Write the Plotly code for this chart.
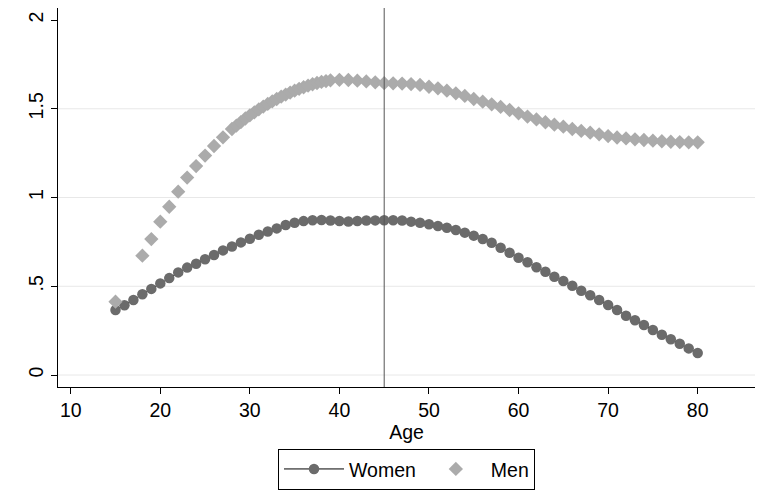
import plotly.graph_objects as go

# ---- data ----
women_age = list(range(15, 81))
women_val = [0.366, 0.393, 0.423, 0.455, 0.485, 0.516, 0.546, 0.578, 0.605, 0.627,
             0.652, 0.676, 0.702, 0.724, 0.747, 0.768, 0.790, 0.808, 0.826, 0.845,
             0.858, 0.867, 0.872, 0.873, 0.870, 0.868, 0.865, 0.868, 0.870, 0.871,
             0.872, 0.872, 0.870, 0.864, 0.858, 0.849, 0.839, 0.830, 0.817, 0.802,
             0.785, 0.766, 0.745, 0.717, 0.689, 0.661, 0.635, 0.607, 0.582, 0.554,
             0.530, 0.503, 0.475, 0.449, 0.423, 0.394, 0.366, 0.334, 0.308, 0.282,
             0.254, 0.227, 0.201, 0.176, 0.150, 0.124]

men_age = [15, 18, 19, 20, 21, 22, 23, 24, 25, 26, 27, 28,
           28.5, 29, 29.5, 30, 30.5, 31, 31.5, 32, 32.5, 33, 33.5, 34, 34.5,
           35, 35.5, 36, 36.5, 37, 37.5, 38, 38.5, 39,
           40, 41, 42, 43, 44, 45, 46, 47, 48, 49, 50, 51, 52, 53, 54, 55,
           56, 57, 58, 59, 60, 61, 62, 63, 64, 65, 66, 67, 68, 69, 70, 71,
           72, 73, 74, 75, 76, 77, 78, 79, 80]
men_val = [0.413, 0.672, 0.766, 0.864, 0.948, 1.033, 1.112, 1.177, 1.236, 1.290, 1.339, 1.386,
           1.405, 1.425, 1.445, 1.463, 1.480, 1.497, 1.512, 1.527, 1.541, 1.555, 1.568, 1.580, 1.591,
           1.602, 1.612, 1.621, 1.630, 1.638, 1.645, 1.651, 1.656, 1.660,
           1.663, 1.662, 1.658, 1.654, 1.649, 1.644, 1.643, 1.642, 1.639, 1.634, 1.624, 1.615, 1.602, 1.587, 1.572, 1.555,
           1.540, 1.525, 1.510, 1.493, 1.474, 1.456, 1.440, 1.424, 1.410, 1.399, 1.386, 1.375, 1.365, 1.356, 1.346, 1.338,
           1.333, 1.328, 1.324, 1.320, 1.317, 1.314, 1.312, 1.311, 1.311]

x_ticks = [10, 20, 30, 40, 50, 60, 70, 80]
y_ticks = [0, 0.5, 1, 1.5, 2]
y_tick_labels = ["0", ".5", "1", "1.5", "2"]
grid_levels = [0, 0.5, 1, 1.5]
ref_age = 45

FONT = "Liberation Sans, Arial, sans-serif"
FS = 19.5

fig = go.Figure()
fig.add_trace(go.Scatter(
    x=women_age, y=women_val, name="Women", mode="lines+markers",
    line=dict(color="black", width=1),
    marker=dict(symbol="circle", size=10.5, color="#6b6b6b"),
))
fig.add_trace(go.Scatter(
    x=men_age, y=men_val, name="Men", mode="markers",
    marker=dict(symbol="diamond", size=11, color="#ababab"),
))

for g in grid_levels:
    fig.add_shape(type="line", xref="paper", x0=0, x1=1, yref="y", y0=g, y1=g,
                  line=dict(color="#e8e8e8", width=1), layer="below")

fig.add_shape(type="line", xref="x", x0=ref_age, x1=ref_age, yref="paper", y0=0, y1=1,
              line=dict(color="#555555", width=1), layer="above")

# page body adds an 8px offset, so the figure is 756x487
fig.update_layout(
    width=756, height=487,
    margin=dict(l=50, r=9, t=0, b=108, autoexpand=False),
    paper_bgcolor="white", plot_bgcolor="white",
    font=dict(family=FONT, size=FS, color="black"),
    showlegend=True,
    legend=dict(orientation="h", x=0.5, xanchor="center", y=-0.163, yanchor="top",
                bordercolor="black", borderwidth=1, font=dict(size=FS),
                itemwidth=60, tracegroupgap=0),
)
fig.update_xaxes(
    range=[8.58, 86.4], tickvals=x_ticks, showgrid=False, zeroline=False,
    showline=True, linecolor="black", linewidth=1, automargin=False,
    ticks="outside", ticklen=6, tickcolor="black",
    title=dict(text="Age", standoff=0, font=dict(size=FS)),
    tickfont=dict(size=FS),
)
fig.update_yaxes(
    range=[-0.0676, 2.0676], tickvals=y_ticks, ticktext=y_tick_labels,
    showgrid=False, zeroline=False, automargin=False,
    showline=True, linecolor="black", linewidth=1,
    ticks="outside", ticklen=6, tickcolor="black", tickangle=-90,
    tickfont=dict(size=FS),
)

fig.write_html("out.html")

******

> **TASK**
Except for the pictures, copy the material above exactly.

> **ANSWER BELOW**
Write the Plotly code for this chart.
import plotly.graph_objects as go

# ---- data ----
women_age = list(range(15, 81))
women_val = [0.366, 0.393, 0.423, 0.455, 0.485, 0.516, 0.546, 0.578, 0.605, 0.627,
             0.652, 0.676, 0.702, 0.724, 0.747, 0.768, 0.790, 0.808, 0.826, 0.845,
             0.858, 0.867, 0.872, 0.873, 0.870, 0.868, 0.865, 0.868, 0.870, 0.871,
             0.872, 0.872, 0.870, 0.864, 0.858, 0.849, 0.839, 0.830, 0.817, 0.802,
             0.785, 0.766, 0.745, 0.717, 0.689, 0.661, 0.635, 0.607, 0.582, 0.554,
             0.530, 0.503, 0.475, 0.449, 0.423, 0.394, 0.366, 0.334, 0.308, 0.282,
             0.254, 0.227, 0.201, 0.176, 0.150, 0.124]

men_age = [15, 18, 19, 20, 21, 22, 23, 24, 25, 26, 27, 28,
           28.5, 29, 29.5, 30, 30.5, 31, 31.5, 32, 32.5, 33, 33.5, 34, 34.5,
           35, 35.5, 36, 36.5, 37, 37.5, 38, 38.5, 39,
           40, 41, 42, 43, 44, 45, 46, 47, 48, 49, 50, 51, 52, 53, 54, 55,
           56, 57, 58, 59, 60, 61, 62, 63, 64, 65, 66, 67, 68, 69, 70, 71,
           72, 73, 74, 75, 76, 77, 78, 79, 80]
men_val = [0.413, 0.672, 0.766, 0.864, 0.948, 1.033, 1.112, 1.177, 1.236, 1.290, 1.339, 1.386,
           1.405, 1.425, 1.445, 1.463, 1.480, 1.497, 1.512, 1.527, 1.541, 1.555, 1.568, 1.580, 1.591,
           1.602, 1.612, 1.621, 1.630, 1.638, 1.645, 1.651, 1.656, 1.660,
           1.663, 1.662, 1.658, 1.654, 1.649, 1.644, 1.643, 1.642, 1.639, 1.634, 1.624, 1.615, 1.602, 1.587, 1.572, 1.555,
           1.540, 1.525, 1.510, 1.493, 1.474, 1.456, 1.440, 1.424, 1.410, 1.399, 1.386, 1.375, 1.365, 1.356, 1.346, 1.338,
           1.333, 1.328, 1.324, 1.320, 1.317, 1.314, 1.312, 1.311, 1.311]

x_ticks = [10, 20, 30, 40, 50, 60, 70, 80]
y_ticks = [0, 0.5, 1, 1.5, 2]
y_tick_labels = ["0", ".5", "1", "1.5", "2"]
grid_levels = [0, 0.5, 1, 1.5]
ref_age = 45

FONT = "Liberation Sans, Arial, sans-serif"
FS = 19.5

fig = go.Figure()
fig.add_trace(go.Scatter(
    x=women_age, y=women_val, name="Women", mode="lines+markers",
    line=dict(color="black", width=1),
    marker=dict(symbol="circle", size=10.5, color="#6b6b6b"),
))
fig.add_trace(go.Scatter(
    x=men_age, y=men_val, name="Men", mode="markers",
    marker=dict(symbol="diamond", size=11, color="#ababab"),
))

for g in grid_levels:
    fig.add_shape(type="line", xref="paper", x0=0, x1=1, yref="y", y0=g, y1=g,
                  line=dict(color="#e8e8e8", width=1), layer="below")

fig.add_shape(type="line", xref="x", x0=ref_age, x1=ref_age, yref="paper", y0=0, y1=1,
              line=dict(color="#555555", width=1), layer="above")

# page body adds an 8px offset, so the figure is 756x487
fig.update_layout(
    width=756, height=487,
    margin=dict(l=50, r=9, t=0, b=108, autoexpand=False),
    paper_bgcolor="white", plot_bgcolor="white",
    font=dict(family=FONT, size=FS, color="black"),
    showlegend=True,
    legend=dict(orientation="h", x=0.5, xanchor="center", y=-0.163, yanchor="top",
                bordercolor="black", borderwidth=1, font=dict(size=FS),
                itemwidth=60, tracegroupgap=0),
)
fig.update_xaxes(
    range=[8.58, 86.4], tickvals=x_ticks, showgrid=False, zeroline=False,
    showline=True, linecolor="black", linewidth=1, automargin=False,
    ticks="outside", ticklen=6, tickcolor="black",
    title=dict(text="Age", standoff=0, font=dict(size=FS)),
    tickfont=dict(size=FS),
)
fig.update_yaxes(
    range=[-0.0676, 2.0676], tickvals=y_ticks, ticktext=y_tick_labels,
    showgrid=False, zeroline=False, automargin=False,
    showline=True, linecolor="black", linewidth=1,
    ticks="outside", ticklen=6, tickcolor="black", tickangle=-90,
    tickfont=dict(size=FS),
)

fig.write_html("out.html")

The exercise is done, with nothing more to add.